The Importance of Psychological Safety for Empowered Product Teams
I've worked on teams that have high psychological safety and others that don't. The difference is notable in both outcomes and team ethos. The former churn out some of the most amazing and boundary-pushing products I've had the pleasure of contributing to. The latter have an atmosphere that feels "chilled," where contradictory ideas that would spur discussion often fail to surface and the team's work feels like delivering checklist items rather than owning a problem space. The good news is that psychological safety is something that can be developed over time - so if you're on a team that doesn't have it today, your next order of business is clear! Shift your ways of working toward psychologically safe ones.
As you move toward cultivating a fully psychologically safe team, your team will deliver on key business objectives more regularly. Cultivating an environment of experimentation and safety to try other approaches will unearth new and exciting possibilities that better deliver key outcomes.

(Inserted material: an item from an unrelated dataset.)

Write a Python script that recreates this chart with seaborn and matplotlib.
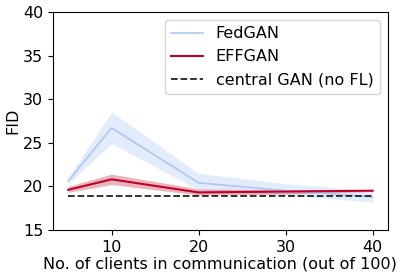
import matplotlib
matplotlib.use("Agg")
import matplotlib.pyplot as plt
import seaborn as sns
import pandas as pd

clients = [5, 10, 20, 30, 40]
fedgan_mean = [20.6, 26.7, 20.4, 19.5, 18.8]
fedgan_low = [20.3, 24.9, 19.6, 19.0, 18.2]
fedgan_high = [21.0, 28.5, 21.5, 20.3, 19.5]
effgan_mean = [19.6, 20.8, 19.3, 19.4, 19.5]
effgan_low = [19.3, 20.2, 19.0, 19.1, 19.4]
effgan_high = [20.0, 21.4, 19.7, 19.6, 19.6]
central_fid = [18.9, 18.9, 18.9, 18.9, 18.9]

plt.rcParams['font.size'] = 11.5
fig, ax = plt.subplots(figsize=(4.04, 2.78), dpi=100)

blue = "#a9c8f5"
red = "#c0002a"

df = pd.DataFrame({"x": clients, "fed": fedgan_mean, "eff": effgan_mean, "cen": central_fid})
sns.lineplot(data=df, x="x", y="fed", ax=ax, color=blue, lw=1.2, label="FedGAN")
ax.fill_between(clients, fedgan_low, fedgan_high, color="#c7dafc", alpha=0.5, lw=0)
sns.lineplot(data=df, x="x", y="eff", ax=ax, color=red, lw=1.5, label="EFFGAN")
ax.fill_between(clients, effgan_low, effgan_high, color="#c8485a", alpha=0.4, lw=0)
sns.lineplot(data=df, x="x", y="cen", ax=ax, color="#222222", lw=1.3, linestyle="--", label="central GAN (no FL)")

ax.set_ylim(15, 40)
ax.set_yticks([15, 20, 25, 30, 35, 40])
ax.set_xticks([10, 20, 30, 40])
ax.set_xlabel("No. of clients in communication (out of 100)", labelpad=1)
ax.set_ylabel("FID", labelpad=2)
ax.legend(loc="upper right")
fig.subplots_adjust(left=0.131, right=0.96, top=0.957, bottom=0.173)
fig.savefig("out.png", dpi=100)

A good North Star goal is to create a team atmosphere that honors everyone’s unique perspective and acknowledges the reality that great ideas come from everywhere (not just product)!
Toolkit: Cultivating Psychological Safety
Below are some ways to move toward cultivating a strong sense of psychological safety on your teams. You can employ these regardless of leadership support for psychologically safe ways of working. A large part of your job as a PM is to insulate your team so that they have the freedom and space to ideate and make an impact!
1) Lead with vulnerability (model fallibility)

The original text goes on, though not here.